Tuesday, 19 July 2016

Review: Whitefern by V.C. Andrews

The ending to V.C. Andrews' third novel My Sweet Audrina was always tragically ambiguous. Audrina finally had the chance to leave Whitefern, the grand old mansion that had kept her prisoner since her ninth birthday, and at the last minute, she blew it, believing that a better future may be possible for her and her husband, Arden. This always left me speculating whether it was possible for Audrina to have a happy ending, or if she was indeed cursed to stay and suffer in the house that had kept her, and her memory, prisoner for so many years. Whitefern, the sequel to My Sweet Audrina, is set twelve years after that ending. Penned by long serving V.C. Andrews ghostwriter Andrew Neiderman, Whitefern offers one possible spin on what may have happened to My Sweet Audrina's tragic, titular heroine. 

Whitefern opens with the passing of Damian Adare, Audrina's controlling father. A last minute change to his will leaves a fifty one percent share of his business to Audrina (instead of Arden, as originally intended,) leaving Arden infuriated, and causes a greater divide in an already unhappy marriage. Meanwhile, Audrina's sister, Sylvia who has an intellectual disability, has blossomed into a beautiful young woman and a talented artist. The only difficult is that Sylvia keeps babbling nonsense about babies and then it becomes more and more obvious that she is pregnant ... but the question is, who is the father of Sylvia's baby, and is Arden really the nice guy that he made himself out to be all those years ago?

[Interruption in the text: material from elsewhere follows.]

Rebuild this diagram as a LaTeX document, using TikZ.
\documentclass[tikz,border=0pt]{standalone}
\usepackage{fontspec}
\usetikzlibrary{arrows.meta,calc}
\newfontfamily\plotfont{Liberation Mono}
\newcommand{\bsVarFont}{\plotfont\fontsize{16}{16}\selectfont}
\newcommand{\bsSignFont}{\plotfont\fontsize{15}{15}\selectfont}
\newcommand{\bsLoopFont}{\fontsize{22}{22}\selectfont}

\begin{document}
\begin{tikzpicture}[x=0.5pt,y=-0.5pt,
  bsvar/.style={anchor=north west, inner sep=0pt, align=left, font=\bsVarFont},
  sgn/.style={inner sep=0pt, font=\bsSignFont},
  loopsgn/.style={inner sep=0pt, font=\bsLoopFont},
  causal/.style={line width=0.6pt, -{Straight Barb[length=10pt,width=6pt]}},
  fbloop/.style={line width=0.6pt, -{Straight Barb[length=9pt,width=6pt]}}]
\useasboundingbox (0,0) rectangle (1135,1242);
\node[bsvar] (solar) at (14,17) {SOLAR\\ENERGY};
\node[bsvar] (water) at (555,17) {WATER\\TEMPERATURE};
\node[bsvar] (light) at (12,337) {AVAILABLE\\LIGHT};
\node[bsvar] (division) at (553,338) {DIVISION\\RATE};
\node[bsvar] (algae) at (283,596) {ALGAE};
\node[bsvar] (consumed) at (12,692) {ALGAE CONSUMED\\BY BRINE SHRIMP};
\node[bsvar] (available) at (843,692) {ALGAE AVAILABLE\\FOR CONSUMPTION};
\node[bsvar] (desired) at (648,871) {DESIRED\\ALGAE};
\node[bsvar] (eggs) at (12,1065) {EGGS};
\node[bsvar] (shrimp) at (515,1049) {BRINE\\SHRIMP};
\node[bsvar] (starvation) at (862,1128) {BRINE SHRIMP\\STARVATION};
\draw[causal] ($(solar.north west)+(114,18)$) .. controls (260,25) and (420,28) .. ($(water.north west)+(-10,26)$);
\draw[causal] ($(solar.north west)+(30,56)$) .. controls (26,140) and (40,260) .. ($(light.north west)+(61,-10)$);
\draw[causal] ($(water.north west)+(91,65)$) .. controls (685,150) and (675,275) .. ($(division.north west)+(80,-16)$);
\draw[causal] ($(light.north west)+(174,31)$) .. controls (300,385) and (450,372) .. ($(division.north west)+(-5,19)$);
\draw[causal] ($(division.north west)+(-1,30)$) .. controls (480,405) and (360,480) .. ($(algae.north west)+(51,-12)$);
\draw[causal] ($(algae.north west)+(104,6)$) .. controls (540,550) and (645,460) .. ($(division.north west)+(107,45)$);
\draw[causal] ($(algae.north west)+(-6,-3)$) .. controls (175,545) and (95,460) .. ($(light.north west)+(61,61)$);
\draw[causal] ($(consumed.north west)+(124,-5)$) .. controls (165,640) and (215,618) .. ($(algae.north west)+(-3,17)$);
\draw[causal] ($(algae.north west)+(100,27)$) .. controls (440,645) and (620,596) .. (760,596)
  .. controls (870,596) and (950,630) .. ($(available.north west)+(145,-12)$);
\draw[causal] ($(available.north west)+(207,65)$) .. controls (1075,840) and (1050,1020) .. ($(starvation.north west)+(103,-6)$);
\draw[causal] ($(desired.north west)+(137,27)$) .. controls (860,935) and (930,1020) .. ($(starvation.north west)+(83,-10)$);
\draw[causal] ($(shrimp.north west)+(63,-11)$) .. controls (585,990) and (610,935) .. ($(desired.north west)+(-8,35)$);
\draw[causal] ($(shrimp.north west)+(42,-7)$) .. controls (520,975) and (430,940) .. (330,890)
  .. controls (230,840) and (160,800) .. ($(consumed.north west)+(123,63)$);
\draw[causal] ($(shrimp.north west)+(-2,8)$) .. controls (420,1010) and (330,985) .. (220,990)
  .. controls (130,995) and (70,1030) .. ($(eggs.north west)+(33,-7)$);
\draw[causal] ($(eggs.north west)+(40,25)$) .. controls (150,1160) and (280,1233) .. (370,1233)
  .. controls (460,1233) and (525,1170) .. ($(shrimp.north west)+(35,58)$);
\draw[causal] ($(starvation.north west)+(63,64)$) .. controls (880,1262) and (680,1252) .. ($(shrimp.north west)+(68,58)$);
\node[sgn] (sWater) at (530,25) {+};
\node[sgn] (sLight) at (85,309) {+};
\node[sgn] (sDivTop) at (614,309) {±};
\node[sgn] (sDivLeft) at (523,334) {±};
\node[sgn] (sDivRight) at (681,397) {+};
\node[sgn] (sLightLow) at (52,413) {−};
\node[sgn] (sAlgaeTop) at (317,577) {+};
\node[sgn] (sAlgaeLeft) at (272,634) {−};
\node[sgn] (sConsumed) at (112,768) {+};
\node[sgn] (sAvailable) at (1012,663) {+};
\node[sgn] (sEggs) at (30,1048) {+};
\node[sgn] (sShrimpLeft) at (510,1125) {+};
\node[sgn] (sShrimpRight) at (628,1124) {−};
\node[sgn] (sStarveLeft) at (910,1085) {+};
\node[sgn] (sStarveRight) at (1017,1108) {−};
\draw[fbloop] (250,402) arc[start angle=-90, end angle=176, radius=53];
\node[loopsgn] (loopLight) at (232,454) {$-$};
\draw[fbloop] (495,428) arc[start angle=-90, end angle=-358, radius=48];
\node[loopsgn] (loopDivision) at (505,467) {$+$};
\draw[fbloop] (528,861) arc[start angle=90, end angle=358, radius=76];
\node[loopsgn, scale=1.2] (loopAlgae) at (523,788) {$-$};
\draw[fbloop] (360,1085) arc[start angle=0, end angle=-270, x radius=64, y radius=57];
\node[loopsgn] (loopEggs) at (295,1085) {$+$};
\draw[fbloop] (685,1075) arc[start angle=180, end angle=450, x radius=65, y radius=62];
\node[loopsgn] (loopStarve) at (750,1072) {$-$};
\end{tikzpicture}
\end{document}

Ghostwriter Andrew Neiderman takes a logical approach to answer the questions about who and what Arden Lowe really is--it's an interesting spin on the character and it does put forward a possibility about the character that I, as a reader, had never contemplated before. That said, the character of Arden conflicts somewhat with the boy who appeared in My Sweet Audrina, the cowardly and torn bystander, who tries to do right, but sometimes acts selfishly and often causes more harm than good. (Think for example, where Arden has an affair with Vera because he truly believes that Audrina is not going to come out of her coma and he believes that he is man enough to save the evil Vera from herself.) Sylvia certainly seems changed, as does her relationship with Damian Adare, who never seemed to care for her much. Audrina herself sounds like a tired housewife who is accustomed to becoming secondary to everyone else, despite once being a young woman who was filled with so much optimism--and so much love for her family--as a child that she was able to forget the darkest parts of her history in order to please her controlling father ... and to keep herself sane.

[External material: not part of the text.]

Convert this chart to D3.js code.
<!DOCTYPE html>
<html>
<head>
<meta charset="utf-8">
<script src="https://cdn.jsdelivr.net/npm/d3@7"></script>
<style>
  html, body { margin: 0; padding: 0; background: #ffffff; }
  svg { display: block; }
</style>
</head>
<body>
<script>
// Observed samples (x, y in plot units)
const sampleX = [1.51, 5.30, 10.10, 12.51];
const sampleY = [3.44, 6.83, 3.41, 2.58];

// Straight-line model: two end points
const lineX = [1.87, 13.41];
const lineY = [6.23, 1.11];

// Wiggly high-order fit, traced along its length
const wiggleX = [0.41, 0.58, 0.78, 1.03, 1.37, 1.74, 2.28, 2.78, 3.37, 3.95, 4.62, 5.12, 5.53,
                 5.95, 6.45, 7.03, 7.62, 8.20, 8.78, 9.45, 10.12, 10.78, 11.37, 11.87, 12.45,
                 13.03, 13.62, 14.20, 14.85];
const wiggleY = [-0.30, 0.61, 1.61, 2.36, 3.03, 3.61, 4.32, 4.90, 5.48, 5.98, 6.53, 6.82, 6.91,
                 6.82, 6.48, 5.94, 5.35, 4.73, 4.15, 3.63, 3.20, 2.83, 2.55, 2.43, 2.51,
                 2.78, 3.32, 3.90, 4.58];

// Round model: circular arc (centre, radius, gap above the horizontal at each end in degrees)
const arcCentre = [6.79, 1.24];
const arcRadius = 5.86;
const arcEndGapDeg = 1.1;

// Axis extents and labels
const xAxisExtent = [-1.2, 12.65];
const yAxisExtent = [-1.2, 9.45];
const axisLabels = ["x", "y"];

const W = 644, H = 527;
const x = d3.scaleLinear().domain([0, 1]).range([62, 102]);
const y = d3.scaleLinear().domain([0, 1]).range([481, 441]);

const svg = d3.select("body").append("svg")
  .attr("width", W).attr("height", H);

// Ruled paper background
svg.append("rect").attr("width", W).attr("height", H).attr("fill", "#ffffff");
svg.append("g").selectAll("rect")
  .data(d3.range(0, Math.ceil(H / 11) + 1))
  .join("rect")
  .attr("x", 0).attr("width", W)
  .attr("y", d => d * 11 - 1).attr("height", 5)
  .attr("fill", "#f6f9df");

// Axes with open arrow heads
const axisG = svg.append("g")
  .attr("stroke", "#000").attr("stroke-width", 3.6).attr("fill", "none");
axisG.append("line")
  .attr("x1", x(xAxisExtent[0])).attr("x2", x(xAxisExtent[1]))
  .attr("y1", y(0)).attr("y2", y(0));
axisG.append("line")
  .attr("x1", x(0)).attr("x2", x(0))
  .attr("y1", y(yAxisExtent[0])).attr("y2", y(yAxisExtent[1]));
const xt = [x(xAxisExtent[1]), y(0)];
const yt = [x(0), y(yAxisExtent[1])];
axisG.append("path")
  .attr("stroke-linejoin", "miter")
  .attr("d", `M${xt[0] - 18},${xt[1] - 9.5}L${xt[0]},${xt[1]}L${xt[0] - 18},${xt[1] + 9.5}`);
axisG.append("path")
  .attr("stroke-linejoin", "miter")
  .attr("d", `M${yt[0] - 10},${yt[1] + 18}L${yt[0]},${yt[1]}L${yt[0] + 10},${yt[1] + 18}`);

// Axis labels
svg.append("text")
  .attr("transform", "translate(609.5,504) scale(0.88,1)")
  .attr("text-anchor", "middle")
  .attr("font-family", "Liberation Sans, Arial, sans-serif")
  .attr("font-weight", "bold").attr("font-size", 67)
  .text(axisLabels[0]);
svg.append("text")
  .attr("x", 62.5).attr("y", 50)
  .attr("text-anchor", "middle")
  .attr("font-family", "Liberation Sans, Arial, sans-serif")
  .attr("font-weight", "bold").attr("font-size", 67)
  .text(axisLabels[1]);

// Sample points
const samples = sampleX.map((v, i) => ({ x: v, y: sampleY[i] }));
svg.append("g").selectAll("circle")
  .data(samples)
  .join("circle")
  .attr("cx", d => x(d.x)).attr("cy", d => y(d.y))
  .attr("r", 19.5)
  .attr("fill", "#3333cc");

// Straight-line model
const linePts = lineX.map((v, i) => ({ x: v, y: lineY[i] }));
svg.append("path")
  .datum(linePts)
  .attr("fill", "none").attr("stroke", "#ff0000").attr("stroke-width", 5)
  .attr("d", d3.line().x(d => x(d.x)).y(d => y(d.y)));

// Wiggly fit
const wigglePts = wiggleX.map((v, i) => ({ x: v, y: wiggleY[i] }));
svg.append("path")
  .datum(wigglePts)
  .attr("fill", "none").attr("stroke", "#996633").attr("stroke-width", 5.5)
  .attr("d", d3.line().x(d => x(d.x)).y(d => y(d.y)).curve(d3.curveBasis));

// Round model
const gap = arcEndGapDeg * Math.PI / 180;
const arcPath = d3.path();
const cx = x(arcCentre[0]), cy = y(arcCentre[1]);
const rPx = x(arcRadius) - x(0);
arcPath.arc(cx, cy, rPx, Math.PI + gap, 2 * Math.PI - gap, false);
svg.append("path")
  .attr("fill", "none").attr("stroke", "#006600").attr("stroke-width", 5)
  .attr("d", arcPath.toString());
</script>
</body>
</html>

As always seems to be the case in the recent ghostwriter books (and, I note, is a point that was already raised by VCA superfan Lorraine Elgar on the brilliant Attic Secrets blog,) is there is a certain level of sexual perversion to the book that cheapens the story. Certainly, V.C. Andrews work was melodramatic and never shied away from describing a multitude of taboo subjects whether they be rape, incest or, indeed, sadomasochism, but they were often done in a way that added to the overall Bronte/Dickens inspired gothic feel of the novels. In Whitefern some scenes, such as where Arden rapes his wife as a means of mocking her (and with little consequence,) felt as poorly written and as trashy as they were uncomfortable for me to read. 

Although it was interesting to return to Whitefern, this novel feels as though it is centred very much in the real world. It often used logic and the worst parts of human behaviour to explain certain plot twists and it certainly offered some fresh answers to some of the questions that were left unresolved at the end of My Sweet Audrina. Such things are Andrew Neiderman's trademark style--in his own work and that as ghostwriter--and I think as a stand alone novel, this one would have stood up as one of his better recent novels. (So long as one ignores some of the less-than-erotic sexual content.) As a sequel to a book written by another author, it is inevitably going to suffer many comparisons, the most obvious of which are style and setting. My Sweet Audrina was, of course, a gothic inspired fairytale--set in a world that just ever so slightly darker and different from our own. V.C. Andrews seemed to truly understand what it meant to be imprisoned (she was unable to walk, and lived most of her life with her mother, with whom she did not always get along,) and that sense is obvious throughout the book, as is the signature prose, quiet menace and a strange sense of childish innocence, that is nearly always lost or betrayed in some cruel way. Neiderman is, of course, a different writer with his own style, and it is unfair to draw too many comparisons, though ultimately, it is clear that Whitefern and My Sweet Audrina are two very different books, with very different endings and characters who are older and who have changed somewhat. Still, what holds this story together is the sheer love that Audrina has for her sister--which is very true to form. The final confrontation, though  a little rushed, is a fitting tribute to the original. 

Ultimately, Whitefern is a book for diehard V.C. Andrews fans, the ones who have always wondered what could have happened next ...

Thank you to Simon and Schuster (USA) and Netgalley for my copy.

Whitefern will be released in the United States on July 26, and should be available in Australia in August 2016.